START

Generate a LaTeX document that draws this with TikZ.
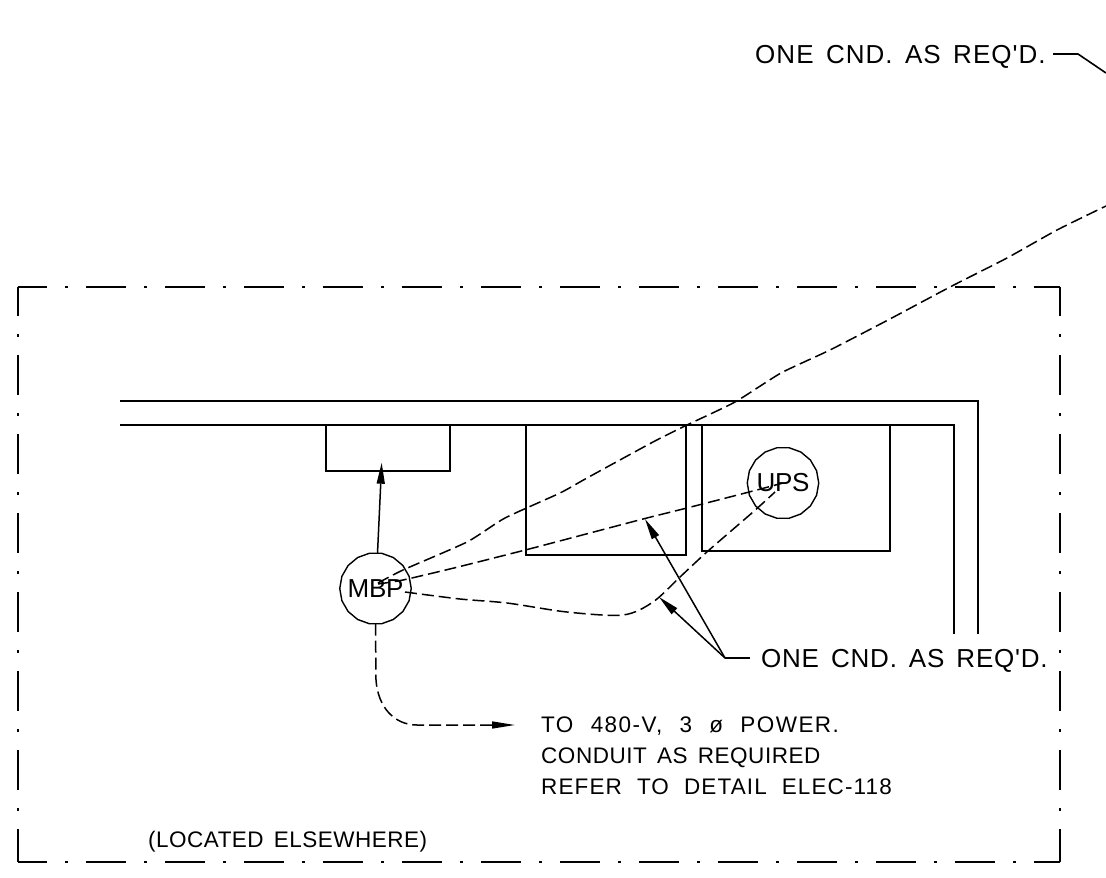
\documentclass[tikz,border=0pt]{standalone}
\usepackage{fontspec}
\usetikzlibrary{shapes.geometric,arrows.meta}
\newfontfamily\labelfont[LetterSpace=4,WordSpace=1.5]{Liberation Sans}
\newcommand{\wsp}[1]{\hspace{#1pt}}
\tikzset{
  wire/.style={line width=1.6pt,draw=black},
  phantomline/.style={line width=1.7pt,dash pattern=on 40pt off 18pt on 3pt off 18pt,dash phase=11pt},
  conduit/.style={line width=1.5pt,dash pattern=on 12pt off 5pt},
  leader/.style={line width=1.5pt,-{Triangle[length=21pt,width=8pt]}},
  bubble/.style={draw,line width=1.4pt,regular polygon,regular polygon sides=18,minimum size=71.5pt,inner sep=0pt,outer sep=0pt,font=\labelfont\fontsize{26}{26}\selectfont\addfontfeature{LetterSpace=-1}},
  biglabel/.style={anchor=base west,inner sep=0pt,font=\labelfont\fontsize{26}{26}\selectfont},
  smalllabel/.style={anchor=base west,inner sep=0pt,font=\labelfont\fontsize{22.5}{22.5}\selectfont},
  box/.style={draw,line width=1.6pt,minimum width=#1,inner sep=0pt,outer sep=0pt,anchor=north west}
}
\begin{document}
\begin{tikzpicture}[x=1pt,y=-1pt]
\useasboundingbox (0,0) rectangle (1106,878);
% border
\coordinate (tl) at (18,287); \coordinate (tr) at (1060,287);
\coordinate (bl) at (18,862); \coordinate (br) at (1060,862);
\draw[phantomline] (tl) -- (tr);
\draw[phantomline] (bl) -- (br);
\draw[phantomline] (tl) -- (bl);
\draw[phantomline] (tr) -- (br);
% walls
\coordinate (w1a) at (120,401); \coordinate (w1b) at (978,401); \coordinate (w1c) at (978,634);
\coordinate (w2a) at (120,425); \coordinate (w2b) at (954,425); \coordinate (w2c) at (954,634);
\draw[wire] (w1a) -- (w1b) -- (w1c);
\draw[wire] (w2a) -- (w2b) -- (w2c);
% equipment
\node[box=124pt,minimum height=46pt] (panel) at (326,425) {};
\node[box=160pt,minimum height=130pt] (eqa) at (526,425) {};
\node[box=188pt,minimum height=126pt] (eqb) at (702,425) {};
\node[bubble] (mbp) at (375.5,588.5) {\makebox[0pt]{MBP}};
\node[bubble] (ups) at (783,483) {\makebox[0pt]{UPS}};
% conduits
\coordinate (c1s) at (378,583); \coordinate (c1e) at (1106,206);
\coordinate (c2s) at (378,584); \coordinate (c2e) at (783,483);
\coordinate (c3s) at (405,592); \coordinate (c3e) at (775,492);
\draw[conduit] plot[smooth,tension=0.35] coordinates {(c1s) (403,570) (467,542) (505,518) (560,493) (587,478) (653,442) (687,425) (735,402) (781,373) (830,350) (888,320) (950,287) (1007,258) (1057,230) (c1e)};
\draw[conduit] plot[smooth,tension=0.35] coordinates {(c2s) (403,580) (458,567) (533,548) (643,519) (683,509) (753,491) (c2e)};
\draw[conduit] plot[smooth,tension=0.5] coordinates {(c3s) (460,599) (507,603) (567,612) (623,615) (653,602) (680,577) (708,551) (753,512) (c3e)};
% feed
\coordinate (feedt) at (515,725);
\draw[conduit] (mbp.south) -- (376,680) .. controls (378,708) and (395,725) .. (417,725) -- (495,725);
\draw[line width=1.5pt,-{Triangle[length=23pt,width=7pt]}] (493,725) -- (feedt);
% leaders
\coordinate (pt) at (381.7,462.7);
\draw[leader] ([xshift=2pt]mbp.north) -- (pt);
\coordinate (elbow) at (725,658);
\coordinate (lead1) at (645,519); \coordinate (lead2) at (659,597);
\draw[leader] (elbow) -- (lead1);
\draw[leader] (elbow) -- (lead2);
\node[biglabel] (lbl) at (761,667) {\addfontfeature{LetterSpace=3}ONE CND. AS REQ'D.};
\draw[wire] (elbow) -- (750,658);
\node[biglabel] (lbt) at (755,63) {ONE CND. AS REQ'D.};
\coordinate (lt1) at (1053,54); \coordinate (lt2) at (1078,54); \coordinate (lt3) at (1106,73);
\draw[wire] (lt1) -- (lt2) -- (lt3);
% notes
\node[smalllabel] (n1) at (541,732) {\addfontfeature{LetterSpace=6.5}TO\wsp{5.7} 480-V,\wsp{5.7} 3\wsp{5.7} ø\wsp{5.7} POWER.};
\node[smalllabel] (n2) at (541,763) {\addfontfeature{LetterSpace=2.4}CONDUIT AS REQUIRED};
\node[smalllabel] (n3) at (541,794) {\addfontfeature{LetterSpace=5}REFER\wsp{4} TO\wsp{4} DETAIL\wsp{4} ELEC-118};
\node[smalllabel] (n4) at (148,847) {\addfontfeature{LetterSpace=2.2}(LOCATED ELSEWHERE)};
\end{tikzpicture}
\end{document}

END

▶ _DIRECTIVE_
Exclude the pictures, and transcribe all of the material exactly.

▶ _TASK RESULT_
Generate a LaTeX document that draws this with TikZ.
\documentclass[tikz,border=0pt]{standalone}
\usepackage{fontspec}
\usetikzlibrary{shapes.geometric,arrows.meta}
\newfontfamily\labelfont[LetterSpace=4,WordSpace=1.5]{Liberation Sans}
\newcommand{\wsp}[1]{\hspace{#1pt}}
\tikzset{
  wire/.style={line width=1.6pt,draw=black},
  phantomline/.style={line width=1.7pt,dash pattern=on 40pt off 18pt on 3pt off 18pt,dash phase=11pt},
  conduit/.style={line width=1.5pt,dash pattern=on 12pt off 5pt},
  leader/.style={line width=1.5pt,-{Triangle[length=21pt,width=8pt]}},
  bubble/.style={draw,line width=1.4pt,regular polygon,regular polygon sides=18,minimum size=71.5pt,inner sep=0pt,outer sep=0pt,font=\labelfont\fontsize{26}{26}\selectfont\addfontfeature{LetterSpace=-1}},
  biglabel/.style={anchor=base west,inner sep=0pt,font=\labelfont\fontsize{26}{26}\selectfont},
  smalllabel/.style={anchor=base west,inner sep=0pt,font=\labelfont\fontsize{22.5}{22.5}\selectfont},
  box/.style={draw,line width=1.6pt,minimum width=#1,inner sep=0pt,outer sep=0pt,anchor=north west}
}
\begin{document}
\begin{tikzpicture}[x=1pt,y=-1pt]
\useasboundingbox (0,0) rectangle (1106,878);
% border
\coordinate (tl) at (18,287); \coordinate (tr) at (1060,287);
\coordinate (bl) at (18,862); \coordinate (br) at (1060,862);
\draw[phantomline] (tl) -- (tr);
\draw[phantomline] (bl) -- (br);
\draw[phantomline] (tl) -- (bl);
\draw[phantomline] (tr) -- (br);
% walls
\coordinate (w1a) at (120,401); \coordinate (w1b) at (978,401); \coordinate (w1c) at (978,634);
\coordinate (w2a) at (120,425); \coordinate (w2b) at (954,425); \coordinate (w2c) at (954,634);
\draw[wire] (w1a) -- (w1b) -- (w1c);
\draw[wire] (w2a) -- (w2b) -- (w2c);
% equipment
\node[box=124pt,minimum height=46pt] (panel) at (326,425) {};
\node[box=160pt,minimum height=130pt] (eqa) at (526,425) {};
\node[box=188pt,minimum height=126pt] (eqb) at (702,425) {};
\node[bubble] (mbp) at (375.5,588.5) {\makebox[0pt]{MBP}};
\node[bubble] (ups) at (783,483) {\makebox[0pt]{UPS}};
% conduits
\coordinate (c1s) at (378,583); \coordinate (c1e) at (1106,206);
\coordinate (c2s) at (378,584); \coordinate (c2e) at (783,483);
\coordinate (c3s) at (405,592); \coordinate (c3e) at (775,492);
\draw[conduit] plot[smooth,tension=0.35] coordinates {(c1s) (403,570) (467,542) (505,518) (560,493) (587,478) (653,442) (687,425) (735,402) (781,373) (830,350) (888,320) (950,287) (1007,258) (1057,230) (c1e)};
\draw[conduit] plot[smooth,tension=0.35] coordinates {(c2s) (403,580) (458,567) (533,548) (643,519) (683,509) (753,491) (c2e)};
\draw[conduit] plot[smooth,tension=0.5] coordinates {(c3s) (460,599) (507,603) (567,612) (623,615) (653,602) (680,577) (708,551) (753,512) (c3e)};
% feed
\coordinate (feedt) at (515,725);
\draw[conduit] (mbp.south) -- (376,680) .. controls (378,708) and (395,725) .. (417,725) -- (495,725);
\draw[line width=1.5pt,-{Triangle[length=23pt,width=7pt]}] (493,725) -- (feedt);
% leaders
\coordinate (pt) at (381.7,462.7);
\draw[leader] ([xshift=2pt]mbp.north) -- (pt);
\coordinate (elbow) at (725,658);
\coordinate (lead1) at (645,519); \coordinate (lead2) at (659,597);
\draw[leader] (elbow) -- (lead1);
\draw[leader] (elbow) -- (lead2);
\node[biglabel] (lbl) at (761,667) {\addfontfeature{LetterSpace=3}ONE CND. AS REQ'D.};
\draw[wire] (elbow) -- (750,658);
\node[biglabel] (lbt) at (755,63) {ONE CND. AS REQ'D.};
\coordinate (lt1) at (1053,54); \coordinate (lt2) at (1078,54); \coordinate (lt3) at (1106,73);
\draw[wire] (lt1) -- (lt2) -- (lt3);
% notes
\node[smalllabel] (n1) at (541,732) {\addfontfeature{LetterSpace=6.5}TO\wsp{5.7} 480-V,\wsp{5.7} 3\wsp{5.7} ø\wsp{5.7} POWER.};
\node[smalllabel] (n2) at (541,763) {\addfontfeature{LetterSpace=2.4}CONDUIT AS REQUIRED};
\node[smalllabel] (n3) at (541,794) {\addfontfeature{LetterSpace=5}REFER\wsp{4} TO\wsp{4} DETAIL\wsp{4} ELEC-118};
\node[smalllabel] (n4) at (148,847) {\addfontfeature{LetterSpace=2.2}(LOCATED ELSEWHERE)};
\end{tikzpicture}
\end{document}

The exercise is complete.